IBM 1410 ALD to FPGA Another one bites the dust!

Volume IV now joins Volumes II and III as having had its Automated Logic Diagrams (ALDs) generated into VHDL and tested.

One interesting situation popped up on this volume, with respect to some missing pages. I was really struggling to test pages for the E and F channel File Controls, particularly the E and F Channel End of 2nd Addr Transfer (which is used to verify that the disk head is in the right place.) The relevant sheets (13.72.01.1 for the E channel and 13.73.01.1 for the F Channel) both depend on signals that potentially come from different kinds of disk drives: 1301, 1405 and 1311. These feed into logic that drives a trigger, and what was really confusing was that they were using one common set of signals to both set and reset the trigger – which, left on its own, would simply switch back and forth between its on and off states. I finally figured out that the signals coming from the 1311 were designed as relatively short-lived signals that would go away once the trigger was set. It was all complicated by the fact that three sheets relating to the 1311, 13.73.03.1, 13.73.04.1 and 13.73.05.1 are not in my diagram set – presumably they were only supplied with machines that had the relatively late-coming (from the 1410’s point of view) 1311 disk drives.

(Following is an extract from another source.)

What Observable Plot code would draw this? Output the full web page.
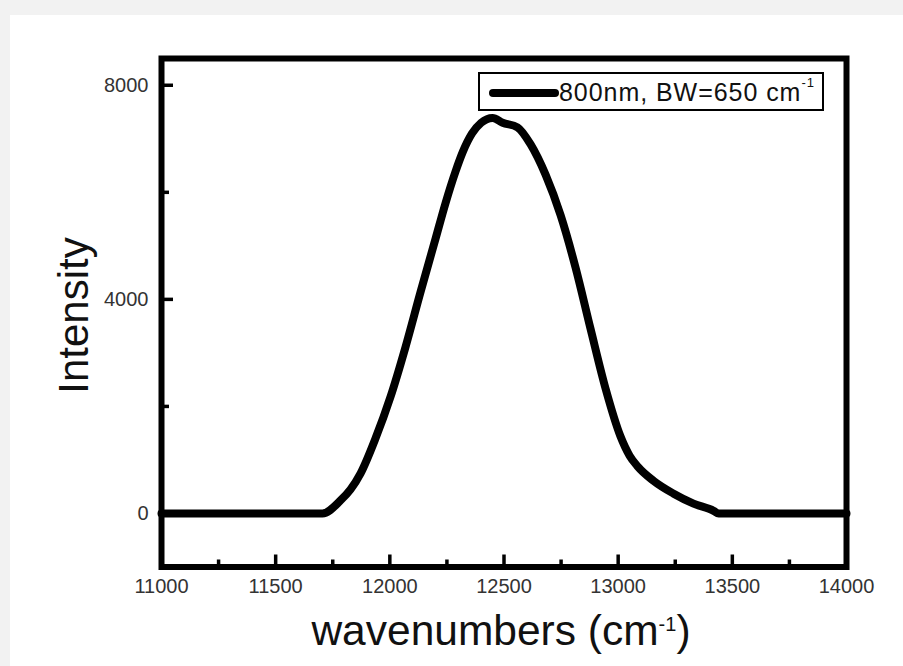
<!DOCTYPE html>
<html>
<head>
<meta charset="utf-8">
<script src="https://cdn.jsdelivr.net/npm/d3@7"></script>
<script src="https://cdn.jsdelivr.net/npm/@observablehq/plot@0.6"></script>
<style>
  html, body { margin: 0; padding: 0; background: #f2f2f2; width: 903px; height: 666px; overflow: hidden; }
  #sheet { position: absolute; left: 10px; top: 15px; right: 0; bottom: 0; background: #ffffff; }
  #chart { position: absolute; left: 0; top: 0; }
</style>
</head>
<body>
<div id="sheet"></div>
<div id="chart"></div>
<script>
// Spectrum of the 800 nm pulse: wavenumber (cm^-1) and measured intensity
const wavenumbers = [11000, 11705, 11784, 11828, 11872, 11937, 12003, 12068, 12134, 12200, 12244, 12287, 12320, 12360, 12400, 12450, 12494, 12559, 12616, 12682, 12748, 12813, 12879, 12945, 13010, 13050, 13085, 13155, 13243, 13330, 13418, 13440, 14000];
const intensity   = [0,     0,     243,   450,   750,   1400,  2180,  3100,  4130,  5130,  5800,  6380,  6760,  7100,  7300,  7390,  7300,  7214,  6900,  6330,  5570,  4600,  3450,  2330,  1442,  1080,  880,   610,   370,   185,   50,    0,     0];

// Axis ticks
const xMajorTicks = [11000, 11500, 12000, 12500, 13000, 13500, 14000];
const xMinorTicks = [11250, 11750, 12250, 12750, 13250, 13750];
const yMajorTicks = [0, 4000, 8000];
const yMinorTicks = [2000, 6000];

// Texts
const xTitle = "wavenumbers (cm";
const yTitle = "Intensity";
const legendText = "800nm, BW=650 cm";
const superscript = "-1";

const spectrum = wavenumbers.map((w, i) => ({w, v: intensity[i]}));

const W = 903, H = 666;
const margin = {left: 161, right: 57, top: 58, bottom: 99.5};
const frameW = W - margin.left - margin.right;
const frameH = H - margin.top - margin.bottom;
const font = "'Liberation Sans', Arial, sans-serif";

const plot = Plot.plot({
  width: W,
  height: H,
  marginLeft: margin.left,
  marginRight: margin.right,
  marginTop: margin.top,
  marginBottom: margin.bottom,
  style: {background: "transparent", fontFamily: font, overflow: "visible", color: "#222"},
  x: {domain: [11000, 14000]},
  y: {domain: [-1000, 8500]},
  marks: [
    Plot.axisX(xMajorTicks, {tickSize: 0, tickPadding: 12, fontSize: 20, tickFormat: d3.format("d"), fill: "#333", label: null}),
    Plot.axisY(yMajorTicks, {tickSize: 0, tickPadding: 13, fontSize: 20, tickFormat: d3.format("d"), fill: "#333", label: null}),
    // inward ticks on the bottom and left edges
    Plot.tickX(xMajorTicks.slice(1, -1), {x: d => d, insetTop: frameH - 12, stroke: "#000", strokeWidth: 3.5}),
    Plot.tickX(xMinorTicks, {x: d => d, insetTop: frameH - 7, stroke: "#000", strokeWidth: 3.5}),
    Plot.tickY(yMajorTicks, {y: d => d, insetRight: frameW - 12, stroke: "#000", strokeWidth: 3.5}),
    Plot.tickY(yMinorTicks, {y: d => d, insetRight: frameW - 8, stroke: "#000", strokeWidth: 3.5}),
    Plot.line(spectrum, {x: "w", y: "v", stroke: "#000", strokeWidth: 8, curve: "monotone-x", strokeLinejoin: "round"}),
    Plot.frame({stroke: "#000", strokeWidth: 6})
  ]
});

document.getElementById("chart").appendChild(plot);

const svg = d3.select(plot);

// x title with superscript
const xt = svg.append("text")
  .attr("x", 501).attr("y", 645)
  .attr("text-anchor", "middle")
  .attr("font-family", font).attr("font-size", 42.5).attr("fill", "#111");
xt.append("tspan").text(xTitle);
xt.append("tspan").attr("font-size", 20).attr("dy", -14).text(superscript);
xt.append("tspan").attr("dy", 14).text(")");

// y title
svg.append("text")
  .attr("transform", "translate(88,315.5) rotate(-90)")
  .attr("text-anchor", "middle")
  .attr("font-family", font).attr("font-size", 42).attr("fill", "#111")
  .text(yTitle);

// legend
const lg = svg.append("g");
lg.append("rect")
  .attr("x", 479).attr("y", 73).attr("width", 344).attr("height", 37)
  .attr("fill", "#fff").attr("stroke", "#000").attr("stroke-width", 2);
lg.append("line")
  .attr("x1", 493).attr("x2", 555).attr("y1", 93).attr("y2", 93)
  .attr("stroke", "#000").attr("stroke-width", 8).attr("stroke-linecap", "round");
const lt = lg.append("text")
  .attr("x", 559).attr("y", 101)
  .attr("text-anchor", "start")
  .attr("font-family", font).attr("font-size", 25).attr("letter-spacing", 0.95).attr("fill", "#111");
lt.append("tspan").text(legendText);
lt.append("tspan").attr("font-size", 13).attr("dy", -14).text(superscript);
</script>
</body>
</html>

So, while I could probably figure out how to make 1301 and 1405 disk drives interface to the CPU work the same way that they did back in the day, doing that with 1311 disks would provide a considerable challenge – I know what signals went in and out of each of those pages (aside from any that appeared on just those three pages), figuring out the logic with only the gate information to guide me would be tricky.

I also found a mistake I had made entering the data on one of the sheets for the B address register, which was easy to fix. (Unfortunately, I no longer recall exactly what the error was). Typos on signal names aside, I can count such errors on one hnad.

Finally, a kind of humorous note. The 1410 could be equipped with a “Real Time Clock”. This was a motor drive set of cams and switches that could be read under program control, storing a 4 digit number: HH:hh (HH is hours, hh is hundredths of an hour – but only to 2 hundredths of an hour resolution). This is described in the 1411 CPU Instruction-Reference 1411 Processing Unit Instructions and Special Features manual, S223-2698. On page 110 of that manual is a little picture, with dials representing the cam switches. Some engineer though it would be cute to set the time to “1410”, and the dials show those digits starting at the top, Unfortunately, the dials on the diagram are such that the top is the least significant digit, so the actual time would have read out as 0141, or 1AM plus 41 hundredths of an hour, not 2:10 PM. 😉

Volume IV has lots of registers, so the generated logic now includes many of the machine’s address registers.